Now known as The White Horse final, Bolton’s 2-0 win against West Ham United was the first ever game played at Wembley Stadium. David Jack scored early, before Jack Smith scored in the second half to clinch the game for Wanderers.

From there, Bolton went on to win two more FA Cups in the 1920s. They beat Manchester City 1-0 in 1926 & went on to beat Portsmouth 2-0 in 1929.

Wanderers fans would have to wait another twenty-four years before they reached the final again.

During that wait, Bolton would record their highest ever attendance during a fifth round tie against Manchester City in 1933. A crowd of 69,912 saw City win 4-2 at Burnden Park. It remains the 11th highest club attendance in English football.

With Nat Lofthouse leading the line in 1953, Bolton Wanderers threw away a 3-1 lead to lose 4-3 against Blackpool in the ‘Matthews final’.

But Lofty would have his moment to shine in the cup five years later. Wanderers’ greatest player scored both goals in the 1958 FA Cup final as Bolton beat Manchester United 2-0.

Wanderers’ fourth FA Cup triumph would mark the last time the club have reached the final. The furthest they have reached since is the semi-finals, with both games ending in heartbreaking circumstances.

In Sam Allardyce’s first season as manager, Bolton reached the semi-finals of the Play-Offs, League Cup and the FA Cup, failing to reach the final in all competitions.

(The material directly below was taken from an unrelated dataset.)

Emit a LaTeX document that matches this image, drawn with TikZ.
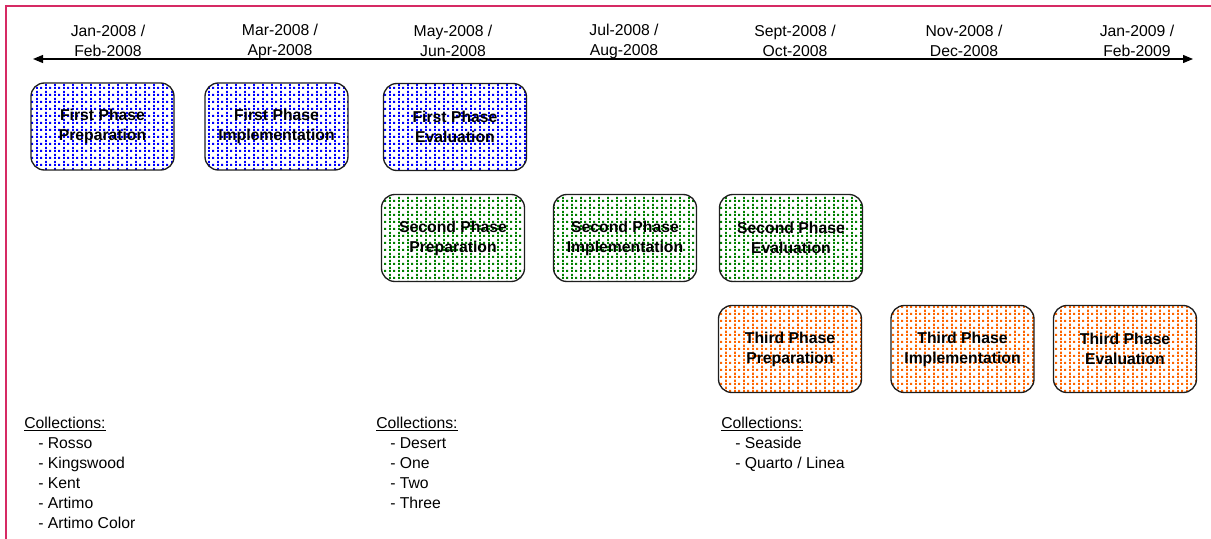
\documentclass[tikz,border=0pt]{standalone}
\usepackage{fontspec}
\setmainfont{Liberation Sans}
\usetikzlibrary{arrows.meta,patterns.meta}

% dotted grid fill for the phase boxes
\pgfdeclarepattern{
  name=dotgrid,
  type=uncolored,
  bottom left={\pgfpoint{0pt}{0pt}},
  top right={\pgfpoint{6.8pt}{5pt}},
  tile size={\pgfpoint{6.8pt}{5pt}},
  code={
    \pgfpathrectangle{\pgfpoint{0pt}{0pt}}{\pgfpoint{1.6pt}{1.6pt}}
    \pgfpathrectangle{\pgfpoint{3.4pt}{0pt}}{\pgfpoint{1.6pt}{1.6pt}}
    \pgfpathrectangle{\pgfpoint{0pt}{2.5pt}}{\pgfpoint{1.6pt}{1.6pt}}
    \pgfusepath{fill}
  }
}

\definecolor{framepink}{RGB}{214,42,100}
\definecolor{phaseblue}{RGB}{0,0,255}
\definecolor{phasegreen}{RGB}{0,128,0}
\definecolor{phaseorange}{RGB}{255,102,0}
\definecolor{boxedge}{RGB}{30,30,30}

\tikzset{
  txt/.style={font=\fontsize{11.8}{15}\selectfont, inner sep=0pt},
  datelabel/.style={txt, align=center},
  phasebox/.style={draw=boxedge, line width=1pt, rounded corners=10pt,
    minimum width=107.25pt, minimum height=65.25pt, inner sep=0pt,
    align=center, font=\fontsize{11.8}{15}\selectfont\bfseries,
    pattern=dotgrid},
  phaseone/.style={phasebox, pattern color=phaseblue},
  phasetwo/.style={phasebox, pattern color=phasegreen},
  phasethree/.style={phasebox, pattern color=phaseorange},
  collist/.style={txt, align=left, anchor=north west},
  timeline/.style={line width=0.9pt, {Triangle[length=7.5pt,width=6pt]}-{Triangle[length=7.5pt,width=6pt]}},
  frameline/.style={draw=framepink, line width=1.5pt}
}

\begin{document}
\begin{tikzpicture}[x=0.75pt, y=-0.75pt]
\useasboundingbox (0,0) rectangle (1211,539);

% page frame (top and left edges)
\draw[frameline] (1211,6) -- (6,6) -- (6,539);

% time axis
\coordinate (tl) at (33,59);
\coordinate (tr) at (1193,59);
\draw[timeline] (tl) -- (tr);

% period labels
\node[datelabel] (d1) at (108,41)    {Jan-2008 /\\Feb-2008};
\node[datelabel] (d2) at (280,41)    {Mar-2008 /\\Apr-2008};
\node[datelabel] (d3) at (453,41)    {May-2008 /\\Jun-2008};
\node[datelabel] (d4) at (624,41)    {Jul-2008 /\\Aug-2008};
\node[datelabel] (d5) at (795,41)    {Sept-2008 /\\Oct-2008};
\node[datelabel] (d6) at (964,41)    {Nov-2008 /\\Dec-2008};
\node[datelabel] (d7) at (1137,41)   {Jan-2009 /\\Feb-2009};

% first phase
\node[phaseone] (p1a) at (102.5,126.5) {First Phase\\Preparation};
\node[phaseone] (p1b) at (276.5,126.5) {First Phase\\Implementation};
\node[phaseone] (p1c) at (455,127)     {First Phase\\Evaluation};

% second phase
\node[phasetwo] (p2a) at (453,238)   {Second Phase\\Preparation};
\node[phasetwo] (p2b) at (625,238)   {Second Phase\\Implementation};
\node[phasetwo] (p2c) at (791,238)   {Second Phase\\Evaluation};

% third phase
\node[phasethree] (p3a) at (790,349)   {Third Phase\\Preparation};
\node[phasethree] (p3b) at (962.5,349) {Third Phase\\Implementation};
\node[phasethree] (p3c) at (1125,349)  {Third Phase\\Evaluation};

% collections per phase
\node[collist] (c1) at (24,417) {\underline{Collections:}\\
  \hspace*{10.5pt}- Rosso\\
  \hspace*{10.5pt}- Kingswood\\
  \hspace*{10.5pt}- Kent\\
  \hspace*{10.5pt}- Artimo\\
  \hspace*{10.5pt}- Artimo Color};
\node[collist] (c2) at (376,417) {\underline{Collections:}\\
  \hspace*{10.5pt}- Desert\\
  \hspace*{10.5pt}- One\\
  \hspace*{10.5pt}- Two\\
  \hspace*{10.5pt}- Three};
\node[collist] (c3) at (721,417) {\underline{Collections:}\\
  \hspace*{10.5pt}- Seaside\\
  \hspace*{10.5pt}- Quarto / Linea};
\end{tikzpicture}
\end{document}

The FA Cup game was particularly memorable for all the wrong reasons. Facing Aston Villa at Wembley, Wanderers had the perfect opportunity to take the lead deep into stoppage time. With the score at 0-0, Eidur Gudjohnsen teed up Dean Holdsworth with what looked like the easiest of tap ins. However, Holdsworth skied the chance & Villa went on to win on penalties.

Then in 2011... well you know how that game ended.

Bolton Wanderers have a long and varied history with the FA Cup. During the Rioch era, it was the White Hot days. Fans went to grounds like Anfield, Goodison Park and Highbury thinking anything was possible, and walked away believing that. That was the magic of the FA Cup.

Since dropping from the Premier League in 2012, Bolton haven’t made it past the fourth round. Aside from Zach Clough’s debut goal against Wigan Athletic and a plucky draw against Liverpool at Anfield, Wanderers haven’t a stand out moment in the FA Cup.

The club is crying out for a moment like McGinlay’s leaping header vs Liverpool or Chungy’s dramatic winner against Birmingham City.

Do I expect Wanderers to reach the final in the near future? Absolutely not.

What I’d really love to see is a convincing win against Walsall on Saturday.

Just for one day. Forget the turgid football. Forget the fact we’ve won twice in twenty-two games. Forget the crippling off-field issues and new registration embargo.

The FA Cup could be a wonderful escape from the apathetic veil surrounding Wanderers at this time.

For one game, Wanderers should believe in the magic of the FA Cup. Because we genuinely have nothing else.